By John Ross Bradford Updated:
Sam Wilson, Isaiah Bradley, John Walker

WARNING: This article contains spoilers for "Episode 2" of The Falcon and the Winter Soldier. 

When Steve Rogers went into the ice in 1945, the world lost its first and only super soldier. Despite this topic going largely unacknowledged in the MCU outside the star-spangled man’s stand-alone franchise, the world tried many times to recreate what Rogers became and accomplished. 

Efforts like this came from anyone from Howard Stark to HYDRA, but what hasn’t been discussed is how the US government continued their research following the death of Dr. Abraham Erskine and the disappearance of Captain America. The closest fans have gotten to an answer in that arena was in 2008’s The Incredible Hulk when General Thaddeus Ross administered a strain of the super soldier serum to Emil Blonsky, which audiences quickly noticed was a less-than-perfect concoction. 
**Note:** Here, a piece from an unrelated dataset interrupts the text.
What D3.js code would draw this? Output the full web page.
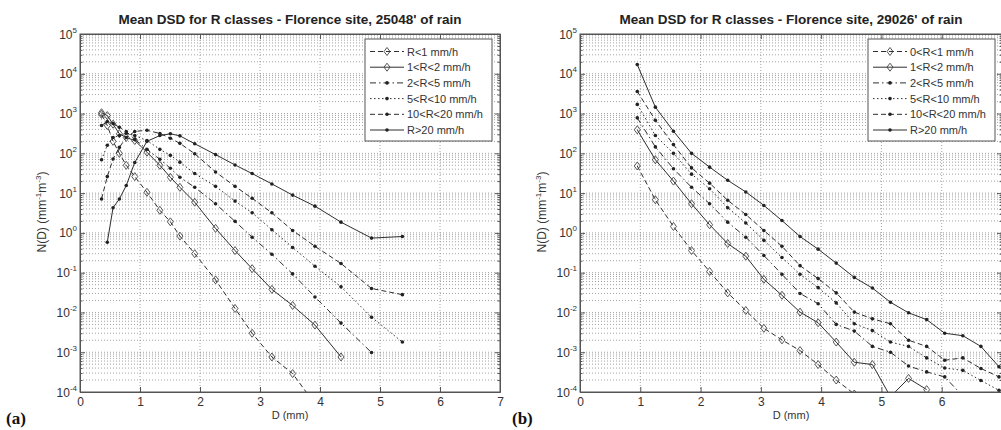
<!DOCTYPE html>
<html lang="en">
<head>
<meta charset="utf-8">
<title>Mean DSD for R classes - Florence site</title>
<script src="https://d3js.org/d3.v7.min.js"></script>
<style>
  body { margin: 0; background: #fff; }
  svg { font-family: 'Liberation Sans', Arial, sans-serif; }
  .grid line { stroke: #8c8c8c; stroke-width: 0.8px; stroke-dasharray: 1,2; }
  .axis path, .axis line { stroke: #555; }
  .axis text { font-size: 12px; fill: #333; font-family: 'Liberation Sans', Arial, sans-serif; }
  .series { fill: none; stroke: #2e2e2e; stroke-width: 1px; }
  .legend text { font-size: 11px; fill: #333; }
</style>
</head>
<body>
<div id="chart"></div>
<script>
// drop diameter classes (mm)
var D_a = [0.359, 0.455, 0.551, 0.656, 0.771, 0.913, 1.116, 1.331, 1.506, 1.665,
           1.912, 2.259, 2.584, 2.869, 3.198, 3.544, 3.916, 4.350, 4.859, 5.373];
var D_b = [0.95, 1.25, 1.55, 1.85, 2.15, 2.45, 2.75, 3.05, 3.35, 3.65, 3.95,
           4.25, 4.55, 4.85, 5.15, 5.45, 5.75, 6.05, 6.35, 6.65, 6.95];

var labels_a = ["R<1 mm/h", "1<R<2 mm/h", "2<R<5 mm/h", "5<R<10 mm/h", "10<R<20 mm/h", "R>20 mm/h"];
var labels_b = ["0<R<1 mm/h", "1<R<2 mm/h", "2<R<5 mm/h", "5<R<10 mm/h", "10<R<20 mm/h", "R>20 mm/h"];

// (a) 25048' of rain, N(D) in mm^-1 m^-3
var a_R1   = [950, 500, 200, 100, 50, 26, 10.5, 3.7, 1.9, 0.83, 0.30, 0.066, 0.0126, 0.0030, 7.6e-4, 2.9e-4, 5e-5, null, null, null];
var a_R2   = [1050, 890, 540, 310, 250, 210, 107, 50, 25, 14, 5.9, 1.3, 0.36, 0.126, 0.038, 0.015, 0.0048, 7.6e-4, null, null];
var a_R5   = [500, 630, 560, 450, 355, 224, 126, 71, 42, 25, 14, 5.4, 1.95, 0.78, 0.29, 0.093, 0.0245, 0.0054, 9.8e-4, null];
var a_R10  = [69, 160, 250, 280, 320, 280, 210, 126, 89, 60, 31, 14.8, 6.3, 3.2, 1.2, 0.43, 0.145, 0.044, 0.0076, 0.0018];
var a_R20  = [7.1, 26, 72, 141, 250, 355, 380, 316, 240, 178, 98, 34, 14.8, 7.4, 3.2, 1.15, 0.46, 0.17, 0.040, 0.028];
var a_Rmax = [null, 0.58, 4.3, 7.1, 15.5, 59, 200, 280, 310, 275, 174, 93, 51, 31, 17, 8.9, 4.7, 1.86, 0.74, 0.81];

// (b) 29026' of rain
var b_R1   = [48, 6.8, 1.45, 0.36, 0.107, 0.031, 0.0112, 0.0040, 0.00204, 0.0011, 4.9e-4, 2.0e-4, 8.9e-5];
var b_R2   = [390, 69, 20, 5.4, 1.6, 0.54, 0.26, 0.068, 0.027, 0.0102, 0.0055, 0.0018, 5.6e-4, 4.9e-4, 7.6e-5, 2.2e-4, 1.15e-4];
var b_R5   = [780, 145, 41, 14, 5.4, 1.86, 0.78, 0.27, 0.091, 0.030, 0.0166, 0.0050, 0.0034, 0.0014, 0.0010, 4.5e-4, 3.2e-4, 2.4e-4, 7.9e-5];
var b_R10  = [1700, 280, 100, 30, 12.9, 4.3, 1.78, 0.65, 0.24, 0.091, 0.042, 0.0174, 0.0052, 0.0035, 0.0018, 0.0014, 7.2e-4, 4.0e-4, 3.5e-4, 1.95e-4, 1.1e-4];
var b_R20  = [3600, 680, 166, 43, 17.8, 6.6, 2.9, 1.15, 0.46, 0.15, 0.071, 0.031, 0.0102, 0.0069, 0.0052, 0.0020, 0.0014, 6.3e-4, 7.2e-4, 3.9e-4, 2.4e-4];
var b_Rmax = [17000, 1450, 360, 100, 45, 21, 10.7, 4.9, 2.04, 0.81, 0.39, 0.174, 0.076, 0.041, 0.018, 0.0098, 0.0066, 0.0030, 0.0026, 0.0014, 4.3e-4];

var xTicks = [0, 1, 2, 3, 4, 5, 6, 7];
var xLabels_a = [0, 1, 2, 3, 4, 5, 6, 7];
var xLabels_b = [0, 1, 2, 3, 4, 5, 6];   // 7 falls outside the cropped figure
var decades = [-4, -3, -2, -1, 0, 1, 2, 3, 4, 5];

// line style per class (MATLAB-like)
var styles = [
  {dash: "5,3", marker: "diamond"},
  {dash: null, marker: "diamond"},
  {dash: "6,3,1.5,3", marker: "dot"},
  {dash: "1.5,2.5", marker: "dot"},
  {dash: "5,3", marker: "dot"},
  {dash: null, marker: "dot"}
];

var plotTop = 34, plotBottom = 392;

var svg = d3.select("#chart").append("svg")
  .attr("width", 1001)
  .attr("height", 430);

function drawMarker(g, type, cx, cy) {
  if (type === "diamond") {
    g.append("path")
      .attr("d", "M" + cx + "," + (cy - 4) + "L" + (cx + 3) + "," + cy + "L" + cx + "," + (cy + 4) + "L" + (cx - 3) + "," + cy + "Z")
      .attr("fill", "none").attr("stroke", "#444").attr("stroke-width", 0.9);
  } else {
    g.append("circle").attr("cx", cx).attr("cy", cy).attr("r", 1.8).attr("fill", "#222");
  }
}

function drawPanel(cfg) {
  var x = d3.scaleLinear().domain([0, 7]).range([cfg.left, cfg.left + cfg.width]);
  var y = d3.scaleLog().domain([1e-4, 1e5]).range([plotBottom, plotTop]);
  var g = svg.append("g");

  // grid
  var grid = g.append("g").attr("class", "grid");
  grid.selectAll(".hg")
    .data(y.ticks().filter(function(v) { return v > 1.0001e-4 && v < 0.9999e5; }))
    .enter().append("line")
    .attr("x1", x(0)).attr("x2", x(7))
    .attr("y1", function(d) { return y(d); }).attr("y2", function(d) { return y(d); });
  grid.selectAll(".vg")
    .data([1, 2, 3, 4, 5, 6])
    .enter().append("line")
    .attr("x1", function(d) { return x(d); }).attr("x2", function(d) { return x(d); })
    .attr("y1", plotTop).attr("y2", plotBottom);

  // clip
  var clipId = "clip" + cfg.tag;
  g.append("clipPath").attr("id", clipId).append("rect")
    .attr("x", x(0)).attr("y", plotTop)
    .attr("width", cfg.width).attr("height", plotBottom - plotTop);

  var plot = g.append("g").attr("clip-path", "url(#" + clipId + ")");

  cfg.series.forEach(function(vals, i) {
    var pts = vals.map(function(v, k) { return [cfg.D[k], v]; })
                  .filter(function(p) { return p[1] != null; });
    var line = d3.line()
      .x(function(p) { return x(p[0]); })
      .y(function(p) { return y(p[1]); });
    var path = plot.append("path").datum(pts)
      .attr("class", "series")
      .attr("d", line);
    if (styles[i].dash) path.attr("stroke-dasharray", styles[i].dash);
    pts.forEach(function(p) { drawMarker(plot, styles[i].marker, x(p[0]), y(p[1])); });
  });

  // axes (ticks inside, box on)
  var minors = y.ticks().filter(function(v) {
    var l = Math.log10(v); return Math.abs(l - Math.round(l)) > 1e-6;
  });
  var majors = decades.map(function(e) { return Math.pow(10, e); });

  g.append("g").attr("class", "axis").attr("transform", "translate(0," + plotBottom + ")")
    .call(d3.axisBottom(x).tickValues(xTicks).tickSizeInner(-5).tickSizeOuter(0).tickPadding(5)
      .tickFormat(function(d) { return cfg.xLabels.indexOf(d) >= 0 ? d3.format("d")(d) : ""; }));
  g.append("g").attr("class", "axis").attr("transform", "translate(0," + plotTop + ")")
    .call(d3.axisTop(x).tickValues(xTicks).tickSizeInner(-5).tickSizeOuter(0).tickFormat(""));

  var yl = g.append("g").attr("class", "axis").attr("transform", "translate(" + x(0) + ",0)")
    .call(d3.axisLeft(y).tickValues(majors).tickSizeInner(-5).tickSizeOuter(0).tickFormat(""));
  g.append("g").attr("class", "axis").attr("transform", "translate(" + x(0) + ",0)")
    .call(d3.axisLeft(y).tickValues(minors).tickSizeInner(-2.5).tickSizeOuter(0).tickFormat(""))
    .select(".domain").remove();
  g.append("g").attr("class", "axis").attr("transform", "translate(" + x(7) + ",0)")
    .call(d3.axisRight(y).tickValues(majors).tickSizeInner(-5).tickSizeOuter(0).tickFormat(""));
  g.append("g").attr("class", "axis").attr("transform", "translate(" + x(7) + ",0)")
    .call(d3.axisRight(y).tickValues(minors).tickSizeInner(-2.5).tickSizeOuter(0).tickFormat(""))
    .select(".domain").remove();

  // decade labels 10^e
  yl.selectAll(".tick").each(function(d) {
    var e = Math.round(Math.log10(d));
    var t = d3.select(this).append("text")
      .attr("x", -3).attr("y", 4)
      .attr("text-anchor", "end")
      .style("font-size", "12px");
    t.append("tspan").text("10");
    t.append("tspan").attr("dy", -6).style("font-size", "8px").text(e);
  });

  // frame
  g.append("rect")
    .attr("x", x(0)).attr("y", plotTop)
    .attr("width", cfg.width).attr("height", plotBottom - plotTop)
    .attr("fill", "none").attr("stroke", "#555").attr("stroke-width", 1);

  // title
  g.append("text")
    .attr("x", x(3.5)).attr("y", 24)
    .attr("text-anchor", "middle")
    .style("font-size", "13.5px").style("font-weight", "bold").style("fill", "#222")
    .text(cfg.title);

  // axis labels
  g.append("text")
    .attr("x", x(3.5)).attr("y", 419)
    .attr("text-anchor", "middle")
    .style("font-size", "11px").style("fill", "#333")
    .text("D (mm)");

  var yt = g.append("text")
    .attr("transform", "translate(" + (x(0) - 34) + ",212) rotate(-90)")
    .attr("text-anchor", "middle")
    .style("font-size", "12px").style("fill", "#333");
  yt.append("tspan").text("N(D) (mm");
  yt.append("tspan").attr("dy", -5).style("font-size", "8px").text("-1");
  yt.append("tspan").attr("dy", 5).text("m");
  yt.append("tspan").attr("dy", -5).style("font-size", "8px").text("-3");
  yt.append("tspan").attr("dy", 5).text(")");

  // panel tag
  svg.append("text")
    .attr("x", cfg.tagX).attr("y", 424)
    .style("font-family", "'Liberation Serif', 'Times New Roman', serif")
    .style("font-size", "17px").style("font-weight", "bold").style("fill", "#111")
    .text("(" + cfg.tag + ")");

  // legend
  var lx = cfg.legendX, ly = 39, lw = 127, lh = 102;
  var lg = g.append("g").attr("class", "legend");
  lg.append("rect").attr("x", lx).attr("y", ly).attr("width", lw).attr("height", lh)
    .attr("fill", "#fff").attr("stroke", "#555").attr("stroke-width", 1);
  cfg.labels.forEach(function(lab, i) {
    var yy = ly + 12.5 + i * 15.7;
    var ln = lg.append("line")
      .attr("x1", lx + 5).attr("x2", lx + 39)
      .attr("y1", yy).attr("y2", yy)
      .attr("stroke", "#2e2e2e").attr("stroke-width", 1);
    if (styles[i].dash) ln.attr("stroke-dasharray", styles[i].dash);
    drawMarker(lg, styles[i].marker, lx + 22, yy);
    lg.append("text").attr("x", lx + 42).attr("y", yy + 4).text(lab);
  });
}

drawPanel({
  left: 80, width: 420, D: D_a, xLabels: xLabels_a,
  series: [a_R1, a_R2, a_R5, a_R10, a_R20, a_Rmax],
  labels: labels_a,
  title: "Mean DSD for R classes - Florence site, 25048' of rain",
  tag: "a", tagX: 6, legendX: 365
});

drawPanel({
  left: 580, width: 422, D: D_b, xLabels: xLabels_b,
  series: [b_R1, b_R2, b_R5, b_R10, b_R20, b_Rmax],
  labels: labels_b,
  title: "Mean DSD for R classes - Florence site, 29026' of rain",
  tag: "b", tagX: 512, legendX: 868
});
</script>
</body>
</html>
After contributing to Blonsky’s transformation into the brutally hideous Abomination, Ross seemed to put this project on ice as well, leaving the conversation on the table of just how long and hard the United States had worked to replicate the super soldier formula. So other than Howard Stark’s unexplained research with the super soldier serum in the 90s, this was really the only time fans got to see how much the United States invested in their search to recreate the drug that gave the world its first perfect soldier. 

That is, until “Episode 2” of The Falcon and the Winter Soldier debuted on Disney+. As it turns out, the United States government continued their research on the Super Soldier Serum almost immediately after losing Steve Rogers, but not in the same voluntary manner that was led by Dr. Erskine during World War II. Instead, audiences were introduced to a survivor of the US’ unchecked experiments and endeavors following the loss of Captain America. His name is Isaiah Bradley, and he claims the super soldier serum was a curse on his life.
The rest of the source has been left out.